Anything is Possible
I was ecstatic at my new discovery. I couldn’t believe how easy it really was. I always thought that being attractive to women was either something you had or you didn’t have. Making that transition was a defining moment of my life. Because I had done something that I had previously thought impossible I felt like anything was possible.
I learned more, and got better and better. My friends who had known me for years were amazed. I told them that I felt like a completely different person, to which my friends replied that I was actually the same except I was now hooking up with beautiful women.
A Request From a Friend
My friend Eddie noticed my sudden change of social life and asked if I could teach him to do the same thing. I didn’t want to at first, partially because I didn’t want to deal with the extra competition, and also because I was having too much fun to stop share what I knew. After much begging and pleading from Eddie I finally agreed to help him improve. It wasn’t easy at first; he had a lot of bad habits just like I did when I first started out. But sure enough, in less time than I had initially thought, he was having some really great interactions with attractive women.
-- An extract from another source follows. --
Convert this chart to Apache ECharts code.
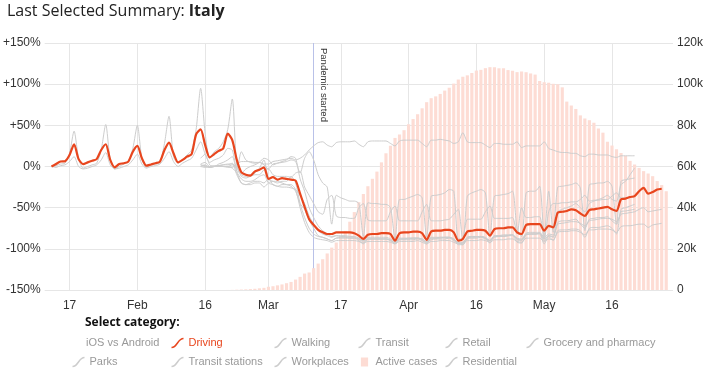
<!DOCTYPE html>
<html>
<head>
<meta charset="utf-8">
<title>Last Selected Summary: Italy</title>
<script src="https://cdn.jsdelivr.net/npm/echarts/dist/echarts.min.js"></script>
<style>
  html, body { margin: 0; padding: 0; background: #fff; }
  #chart { width: 711px; height: 377px; }
</style>
</head>
<body>
<div id="chart"></div>
<script>
// days on the x axis (one category per day)
var firstDay = Date.UTC(2020, 0, 12);
var dayCount = 139;
var days = [];
for (var i = 0; i < dayCount; i++) {
  days.push(new Date(firstDay + i * 86400000).toISOString().slice(0, 10));
}

var tickDays = ['2020-01-17', '2020-02-01', '2020-02-16', '2020-03-01', '2020-03-17',
                '2020-04-01', '2020-04-16', '2020-05-01', '2020-05-16'];
var tickLabels = ['17', 'Feb', '16', 'Mar', '17', 'Apr', '16', 'May', '16'];

var pandemicDay = '2020-03-11';
var pandemicTop = 150;

// apple mobility, % change, from 2020-01-13
var appleStart = '2020-01-13';
var driving = [
  0, 3, 6, 6.5, 14, 27, 9,
  3, 5, 7, 9, 20, 27, 8,
  -1, 3, 4, 6, 18, 25, 10,
  1, 2.5, 4, 6, 20, 29, 16,
  5, 8, 12, 15, 39, 45, 26,
  11, 15, 19, 22, 40, 32, 8,
  -7, -10, -11, -6, -4, -1, -15,
  -13, -16, -14, -15, -16, -17, -33,
  -49, -64, -71, -77, -80, -82, -82,
  -80, -80, -80, -80, -81, -84, -88,
  -83, -82, -82, -81, -81, -82, -90,
  -81, -80, -80, -79, -79, -81, -89,
  -79, -78, -78, -77, -77, -80, -90,
  -88, -79, -78, -77, -77, -78, -84,
  -76, -75, -75, -74, -74, -80, -82,
  -71, -70, -70, -70, -78, -72, -74,
  -56, -55, -54, -52, -53, -57, -60,
  -53, -52, -51, -50, -49, -52, -54,
  -40, -39, -37, -36, -30, -26, -33,
  -31, -28, -27
];
var walking = [
  0, 1, 3, 4, 16, 43, 10,
  -2, 0, 2, 4, 20, 51, 8,
  -3, 0, 3, 6, 22, 50, 10,
  -1, 2, 3, 5, 28, 61, 12,
  4, 8, 14, 20, 45, 95, 40,
  10, 18, 22, 30, 45, 82, 0,
  -10, -12, -10, -8, -2, 8, -15,
  -18, -20, -18, -18, -12, -20, -45,
  -62, -75, -82, -85, -86, -88, -90,
  -87, -86, -86, -87, -87, -88, -92,
  -88, -88, -88, -88, -88, -89, -93,
  -88, -88, -87, -87, -87, -88, -92,
  -87, -87, -86, -86, -86, -88, -93,
  -92, -86, -85, -85, -85, -86, -90,
  -84, -84, -83, -83, -83, -87, -88,
  -81, -80, -80, -80, -86, -82, -83,
  -70, -69, -68, -67, -67, -69, -72,
  -66, -65, -64, -63, -63, -64, -67,
  -58, -57, -56, -55, -52, -50, -55,
  -54, -53, -52
];
var transit = [
  0, -1, 1, 2, 6, 12, 0,
  -3, -2, 0, 2, 8, 17, 2,
  -3, -2, 0, 2, 8, 15, 3,
  -2, 0, 1, 3, 10, 18, 6,
  0, 4, 7, 10, 20, 30, 15,
  5, 8, 10, 14, 22, 20, -6,
  -15, -18, -18, -16, -12, -10, -20,
  -22, -24, -22, -22, -22, -28, -50,
  -68, -80, -86, -88, -89, -90, -92,
  -90, -90, -90, -90, -90, -91, -93,
  -91, -91, -91, -91, -91, -92, -94,
  -91, -91, -91, -91, -90, -92, -94,
  -91, -91, -90, -90, -90, -92, -94,
  -93, -90, -90, -90, -89, -90, -92,
  -89, -89, -89, -88, -88, -91, -92,
  -87, -87, -87, -87, -91, -88, -89,
  -80, -79, -79, -78, -78, -80, -83,
  -77, -77, -76, -76, -76, -77, -80,
  -73, -72, -72, -71, -70, -70, -74,
  -71, -70, -69
];

// google community mobility, % change, from 2020-02-15
var googleStart = '2020-02-15';
var retail = [
  3, 5, 0, 0, 1, 2, 2,
  4, -10, -20, -22, -22, -20, -20,
  -25, -20, -18, -18, -20, -22, -24,
  -30, -45, -52, -65, -75, -84, -86,
  -88, -90, -87, -87, -87, -87, -87,
  -90, -94, -88, -88, -88, -88, -88,
  -90, -94, -88, -88, -88, -87, -87,
  -89, -94, -87, -87, -87, -86, -86,
  -88, -95, -95, -87, -86, -86, -85,
  -87, -93, -85, -85, -85, -84, -84,
  -92, -93, -83, -82, -82, -82, -94,
  -85, -90, -78, -77, -77, -76, -76,
  -78, -86, -75, -74, -74, -73, -72,
  -75, -82, -52, -50, -48, -46
];
var grocery = [
  2, 0, -1, 0, 1, 2, 3,
  3, -2, 18, 8, 5, 4, 5,
  2, -3, 3, 4, 5, 6, 8,
  6, -8, 10, 18, 8, -10, -20,
  -25, -70, -35, -38, -40, -42, -42,
  -45, -85, -44, -45, -45, -46, -46,
  -50, -88, -40, -40, -38, -36, -34,
  -38, -86, -36, -35, -34, -32, -28,
  -30, -88, -88, -36, -32, -30, -28,
  -32, -85, -36, -35, -34, -33, -30,
  -75, -85, -32, -30, -30, -24, -85,
  -30, -80, -25, -24, -23, -22, -20,
  -26, -78, -22, -21, -20, -20, -18,
  -24, -70, -18, -16, -15, -14
];
var parks = [
  10, 15, 2, 0, 3, 5, 8,
  12, -5, -8, -3, 0, 2, 5,
  10, 8, 2, 4, 6, 8, 12,
  10, -15, -30, -50, -62, -72, -78,
  -82, -85, -84, -85, -85, -86, -86,
  -88, -90, -88, -88, -88, -88, -88,
  -90, -92, -89, -89, -89, -89, -88,
  -90, -92, -89, -88, -88, -88, -87,
  -90, -93, -95, -88, -87, -87, -86,
  -88, -90, -86, -85, -85, -84, -83,
  -88, -89, -83, -82, -82, -81, -88,
  -84, -85, -55, -52, -50, -48, -45,
  -50, -55, -45, -42, -40, -38, -35,
  -40, -42, -22, -18, -10, -2
];
var transitStations = [
  0, 2, -1, 0, 1, 0, 0,
  -2, -8, -20, -22, -20, -18, -18,
  -20, -15, -22, -24, -25, -25, -26,
  -28, -35, -45, -60, -70, -78, -82,
  -84, -86, -84, -84, -84, -85, -85,
  -87, -90, -86, -86, -86, -86, -86,
  -88, -91, -87, -87, -87, -87, -87,
  -88, -91, -86, -86, -86, -86, -86,
  -89, -92, -93, -86, -85, -85, -85,
  -87, -90, -84, -84, -84, -84, -83,
  -89, -90, -82, -82, -82, -81, -90,
  -84, -86, -68, -66, -66, -65, -64,
  -70, -75, -64, -63, -62, -62, -61,
  -66, -70, -55, -54, -53, -52
];
var workplaces = [
  2, 1, -1, 0, 1, 0, 0,
  2, 0, -12, -14, -12, -10, -10,
  -4, -3, -10, -12, -12, -12, -13,
  -8, -6, -25, -35, -45, -55, -58,
  -40, -35, -60, -62, -62, -63, -63,
  -50, -45, -65, -66, -66, -66, -66,
  -55, -48, -66, -66, -66, -66, -66,
  -55, -46, -66, -66, -66, -65, -64,
  -58, -52, -88, -64, -64, -64, -64,
  -55, -48, -63, -63, -63, -63, -62,
  -82, -50, -62, -62, -61, -61, -88,
  -55, -45, -45, -44, -44, -43, -43,
  -40, -35, -42, -41, -41, -40, -40,
  -36, -32, -38, -38, -37, -37
];
var residential = [
  0, -1, 0, 1, 0, 0, -1,
  -1, 3, 6, 6, 6, 5, 5,
  3, 3, 6, 7, 8, 9, 10,
  8, 10, 14, 20, 25, 29, 30,
  26, 24, 29, 30, 30, 30, 31,
  27, 24, 30, 31, 31, 31, 31,
  28, 25, 31, 32, 32, 32, 32,
  28, 24, 32, 32, 33, 32, 31,
  28, 30, 41, 30, 29, 29, 29,
  26, 23, 28, 28, 27, 27, 27,
  30, 23, 25, 25, 25, 25, 30,
  22, 20, 18, 17, 17, 16, 16,
  13, 12, 15, 15, 14, 14, 14,
  12, 11, 13, 13, 13, 13
];

// active cases, from 2020-02-21
var casesStart = '2020-02-21';
var activeCases = [
  19, 59, 150, 221, 311, 438, 593, 821, 1049,
  1577, 1835, 2263, 2706, 3296, 3916, 5061, 6387, 7985, 8514,
  10590, 12839, 14955, 17750, 20603, 23073, 26062, 28710, 33190, 37860,
  42681, 46638, 50418, 54030, 57521, 62013, 66414, 70065, 73880, 75528, 77635,
  80572, 83049, 85388, 88274, 91246, 93187, 94067, 95262, 96877, 98273,
  100269, 102253, 103616, 104291, 105418, 106607, 106962, 107771, 108257, 108237,
  107709, 107699, 106848, 106527, 105847, 106103, 105813, 105205, 104657, 101551,
  100943, 100704, 100179, 99980, 98467, 91528, 89624, 87961, 84842, 83324,
  82488, 81266, 78457, 76440, 72070, 70187, 68351, 66553, 65129, 62752,
  60960, 59322, 57752, 56594, 55300, 52942, 50966, 47986
];

// lay a series on the day axis
function place(values, startDay) {
  var offset = days.indexOf(startDay);
  var out = [];
  for (var i = 0; i < days.length; i++) {
    var j = i - offset;
    out.push(j >= 0 && j < values.length ? values[j] : null);
  }
  return out;
}

function isTick(index, value) {
  return tickDays.indexOf(value) >= 0;
}

var RED = '#e8461e';
var GREY = '#cdcdcd';
var GREY_TEXT = '#999';
var CASES = '#fddcd4';
var MARK = '#b9c1e8';
var FONT = 'Liberation Sans';
var curveIcon = 'path://M0,9 C6,9 6,0 12,0';
var squareIcon = 'path://M0,0 L8,0 L8,10 L0,10 Z';

function greyLine(name, values, start) {
  return {
    name: name,
    type: 'line',
    yAxisIndex: 0,
    data: place(values, start),
    symbol: 'none',
    smooth: 0.25,
    lineStyle: { color: GREY, width: 1 },
    itemStyle: { color: GREY },
    z: 3
  };
}

function legendItem(name, colour, icon) {
  return {
    name: name,
    icon: icon || curveIcon,
    itemStyle: { color: 'none', borderColor: colour, borderWidth: 1.5 },
    textStyle: { color: name === 'Driving' ? RED : GREY_TEXT }
  };
}

function legendColumn(left, top, items) {
  return {
    orient: 'vertical',
    left: left,
    top: top,
    padding: 0,
    itemWidth: 12,
    itemHeight: 9,
    itemGap: 5,
    selectedMode: false,
    textStyle: { fontFamily: FONT, fontSize: 11, lineHeight: 14, color: GREY_TEXT },
    data: items
  };
}

var myChart = echarts.init(document.getElementById('chart'));

myChart.setOption({
  animation: false,
  backgroundColor: '#fff',
  title: [{
    text: 'Last Selected Summary: {b|Italy}',
    left: 7,
    top: 3,
    padding: 0,
    textStyle: {
      fontFamily: 'Open Sans', fontSize: 16, fontWeight: 'normal', color: '#222',
      rich: { b: { fontFamily: 'Open Sans', fontSize: 16, fontWeight: 'bold', color: '#222' } }
    }
  }, {
    text: 'Select category:',
    left: 85,
    top: 317,
    padding: 0,
    textStyle: { fontFamily: 'Open Sans', fontSize: 12, fontWeight: 'bold', color: '#111' }
  }, {
    text: 'iOS vs Android',
    left: 86,
    top: 336,
    padding: 0,
    textStyle: { fontFamily: FONT, fontSize: 11, lineHeight: 14, fontWeight: 'normal', color: GREY_TEXT }
  }],
  legend: [
    legendColumn(70, 355, [legendItem('Parks', GREY)]),
    legendColumn(169, 336, [legendItem('Driving', RED), legendItem('Transit stations', GREY)]),
    legendColumn(272, 336, [legendItem('Walking', GREY), legendItem('Workplaces', GREY)]),
    legendColumn(356, 336, [legendItem('Transit', GREY), {
      name: 'Active cases', icon: squareIcon,
      itemStyle: { color: CASES, borderWidth: 0 }, textStyle: { color: GREY_TEXT }
    }]),
    legendColumn(443, 336, [legendItem('Retail', GREY), legendItem('Residential', GREY)]),
    legendColumn(524, 336, [legendItem('Grocery and pharmacy', GREY)])
  ],
  grid: { left: 44, right: 38, top: 43, bottom: 87 },
  xAxis: [{
    type: 'category',
    data: days,
    boundaryGap: true,
    axisLine: { show: false },
    axisTick: { show: false },
    axisLabel: {
      interval: isTick,
      formatter: function (v) { return tickLabels[tickDays.indexOf(v)]; },
      color: '#333', fontFamily: FONT, fontSize: 12, margin: 10
    },
    splitLine: { show: true, interval: isTick, alignWithLabel: true, lineStyle: { color: '#e6e6e6' } }
  }, {
    // carries only the "Pandemic started" line
    type: 'category',
    data: days,
    boundaryGap: true,
    position: 'bottom',
    axisLine: { show: false },
    axisTick: { show: false },
    axisLabel: { show: false },
    splitLine: {
      show: true,
      alignWithLabel: true,
      interval: function (index, value) { return value === pandemicDay; },
      lineStyle: { color: MARK, width: 1 }
    }
  }],
  yAxis: [{
    type: 'value',
    min: -150, max: 150, interval: 50,
    axisLine: { show: false },
    axisTick: { show: false },
    axisLabel: {
      formatter: function (v) { return (v > 0 ? '+' : '') + v + '%'; },
      color: '#333', fontFamily: FONT, fontSize: 12, margin: 4
    },
    splitLine: { lineStyle: { color: '#e6e6e6' } }
  }, {
    type: 'value',
    position: 'right',
    min: 0, max: 120000, interval: 20000,
    axisLine: { show: false },
    axisTick: { show: false },
    axisLabel: {
      formatter: function (v) { return v === 0 ? '0' : (v / 1000) + 'k'; },
      color: '#333', fontFamily: FONT, fontSize: 12, margin: 4
    },
    splitLine: { show: false }
  }],
  series: [{
    name: 'Active cases',
    type: 'bar',
    yAxisIndex: 1,
    data: place(activeCases, casesStart),
    barCategoryGap: '30%',
    itemStyle: { color: CASES },
    z: 1
  },
  greyLine('Walking', walking, appleStart),
  greyLine('Transit', transit, appleStart),
  greyLine('Retail', retail, googleStart),
  greyLine('Grocery and pharmacy', grocery, googleStart),
  greyLine('Parks', parks, googleStart),
  greyLine('Transit stations', transitStations, googleStart),
  greyLine('Workplaces', workplaces, googleStart),
  greyLine('Residential', residential, googleStart),
  {
    name: 'Driving',
    type: 'line',
    yAxisIndex: 0,
    data: place(driving, appleStart),
    symbol: 'none',
    smooth: 0.25,
    lineStyle: { color: RED, width: 2.2 },
    itemStyle: { color: RED },
    z: 5
  }]
});

// vertical label beside the pandemic line, anchored through the chart's own scales
var anchor = myChart.convertToPixel({ gridIndex: 0 }, [pandemicDay, pandemicTop]);
if (anchor) {
  myChart.setOption({
    graphic: [{
      type: 'text',
      x: anchor[0] + 10,
      y: anchor[1] + 5,
      rotation: -Math.PI / 2,
      silent: true,
      z: 10,
      style: {
        text: 'Pandemic started',
        fill: '#333',
        font: '9.5px "Liberation Sans"',
        textAlign: 'left',
        textVerticalAlign: 'middle'
      }
    }]
  });
}
</script>
</body>
</html>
It felt really good to help my friend improve his life.
I realized in that moment, that this was my calling. I love sharing knowledge and helping people improve their lives. That’s why I decided to join up with New Social Systems as editor-in-chief for NSS Weekly. As editor-in-chief my purpose is to provide you with the best information available to help you improve your social life and success with women. I am committed to your success, but that is not enough. You too must also commit to your success. It is my promise to you that if you decide now to change and follow the formula for success that you will make sweeping positive changes in your life.